A federal judge this week blocked two executive actions by President Obama, that would have protected as many as 4 million immigrants in the country illegally from deportation. U.S. District Court Judge Andrew Hanen said the president overstepped his authority.
Central New York Congressman John Katko agrees with the judge's ruling.
"I think the president did overstep his boundaries," said Katko, a Republican from Camillus. "I'm concerned that the president, instead of trying to work with Congress, he basically ignores them. You can't legislate from the executive branch, and that's what this judge said."
Katko said if there's a positive from this, it's that the system seems to be working.
"The system is built on checks and balances," he said. "This judge is checking what the executive branch is doing. How it all shakes out, we don't know. But at least we know the system still works."
Senator Kirsten Gillibrand, a Democrat, doesn't think the judge's ruling helps business owners in New York who rely on immigrant labor, like farmers.
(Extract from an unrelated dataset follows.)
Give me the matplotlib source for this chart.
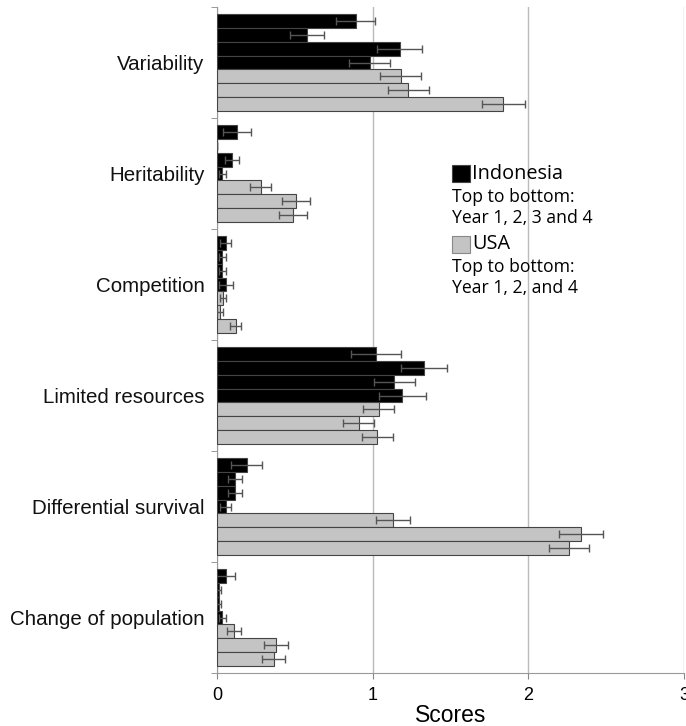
import numpy as np
import matplotlib.pyplot as plt
from matplotlib.patches import Rectangle

# -------------------------
# Data
# -------------------------
categories = ['Variability', 'Heritability', 'Competition',
              'Limited resources', 'Differential survival', 'Change of population']

# Indonesia: years 1, 2, 3, 4 (top to bottom in each group)
indo_year1 = [0.89, 0.13, 0.055, 1.02, 0.19, 0.055]
indo_year2 = [0.58, 0.00, 0.035, 1.33, 0.115, 0.01]
indo_year3 = [1.175, 0.095, 0.035, 1.14, 0.115, 0.01]
indo_year4 = [0.98, 0.035, 0.055, 1.19, 0.055, 0.035]
indo_err1 = [0.125, 0.09, 0.035, 0.16, 0.10, 0.06]
indo_err2 = [0.11, 0.0, 0.025, 0.15, 0.045, 0.015]
indo_err3 = [0.145, 0.045, 0.025, 0.13, 0.045, 0.015]
indo_err4 = [0.13, 0.025, 0.045, 0.15, 0.035, 0.025]

# USA: years 1, 2, 4
usa_year1 = [1.18, 0.28, 0.04, 1.04, 1.13, 0.11]
usa_year2 = [1.23, 0.51, 0.02, 0.91, 2.34, 0.38]
usa_year4 = [1.84, 0.49, 0.12, 1.03, 2.26, 0.365]
usa_err1 = [0.13, 0.065, 0.02, 0.10, 0.11, 0.045]
usa_err2 = [0.13, 0.09, 0.02, 0.10, 0.14, 0.075]
usa_err4 = [0.14, 0.09, 0.035, 0.10, 0.13, 0.075]

xticks = [0, 1, 2, 3]

series = [
    (indo_year1, indo_err1, 'black'),
    (indo_year2, indo_err2, 'black'),
    (indo_year3, indo_err3, 'black'),
    (indo_year4, indo_err4, 'black'),
    (usa_year1, usa_err1, '#c4c4c4'),
    (usa_year2, usa_err2, '#c4c4c4'),
    (usa_year4, usa_err4, '#c4c4c4'),
]

# -------------------------
# Plotting
# -------------------------
plt.rcParams['font.family'] = ['Liberation Sans', 'DejaVu Sans']
legend_font = ['Open Sans', 'DejaVu Sans']

fig = plt.figure(figsize=(6.86, 7.26), dpi=100)
ax = fig.add_axes([217 / 686, 1 - 673 / 726, 467 / 686, 666 / 726])

slot = 1 / 8
y_base = np.arange(len(categories))
for j, (vals, errs, col) in enumerate(series):
    y = y_base + (j - 3) * slot
    ax.barh(y, vals, height=slot, color=col, edgecolor='#444444',
            linewidth=0.8, zorder=3)
    ax.errorbar(vals, y, xerr=errs, fmt='none', ecolor='#555555',
                elinewidth=1, capsize=3, capthick=1, zorder=4)

ax.set_xlim(0, 3)
ax.set_ylim(len(categories) - 0.5, -0.5)
ax.set_xticks(xticks)
ax.set_xticklabels([str(t) for t in xticks], fontsize=13)
ax.set_yticks(y_base)
ax.set_yticklabels(categories, fontsize=14.8, color='#111111')
ax.set_yticks(np.arange(len(categories) + 1) - 0.5, minor=True)
ax.tick_params(axis='y', which='major', length=0, pad=9)
ax.tick_params(axis='y', which='minor', length=4, color='#888888')
ax.tick_params(axis='x', length=4, color='#888888', pad=6)
ax.set_xlabel('Scores', fontsize=16.5, labelpad=0)

ax.grid(axis='x', color='#bbbbbb', linewidth=1, zorder=0)
for s in ['top', 'right']:
    ax.spines[s].set_visible(False)
for s in ['left', 'bottom']:
    ax.spines[s].set_color('#999999')

# Legend as text blocks
def fy(py):
    return (673 - py) / 666

lx = (452 - 217) / 467
sw = 18 / 467
sh = 17 / 666
ax.add_patch(Rectangle((lx, fy(182)), sw, sh, transform=ax.transAxes,
                       facecolor='black', edgecolor='#444444', lw=0.8,
                       clip_on=False))
ax.text(lx + sw + 0.004, fy(174), 'Indonesia', transform=ax.transAxes,
        fontsize=14.3, va='center', ha='left', family=legend_font)
ax.text(lx, fy(197), 'Top to bottom:', transform=ax.transAxes,
        fontsize=12.7, va='center', ha='left', family=legend_font)
ax.text(lx, fy(218), 'Year 1, 2, 3 and 4', transform=ax.transAxes,
        fontsize=12.7, va='center', ha='left', family=legend_font)
ax.add_patch(Rectangle((lx, fy(253)), sw, sh, transform=ax.transAxes,
                       facecolor='#c4c4c4', edgecolor='#888888', lw=0.8,
                       clip_on=False))
ax.text(lx + sw + 0.004, fy(244), 'USA', transform=ax.transAxes,
        fontsize=14.3, va='center', ha='left', family=legend_font)
ax.text(lx, fy(267), 'Top to bottom:', transform=ax.transAxes,
        fontsize=12.7, va='center', ha='left', family=legend_font)
ax.text(lx, fy(288), 'Year 1, 2, and 4', transform=ax.transAxes,
        fontsize=12.7, va='center', ha='left', family=legend_font)

fig.savefig('out.png', dpi=100)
"Leaving it for local communities to figure out isn't fair," said Gillibrand. "And leaving it to our employers to not have the resources and the employees they need in industries like agriculture? We have a lot of immigrant workers in agriculture in our state. Leaving those employers without clarity about whether their employees will be able to be ready when they're needed is problematic," she said.
Meanwhile, a coalition of 23 mayors from around the country, including Syracuse mayor Stephanie Miner, have released a letter opposing the judge's ruling. In a statement released on the city of Syracuse's Facebook page, the mayors say "Despite this temporary delay, we are confident the President's executive actions will be upheld and enforced as the law of the land, benefiting millions of families and spurring much needed economic growth nationwide."
The Justice Department plans to appeal the judge's ruling.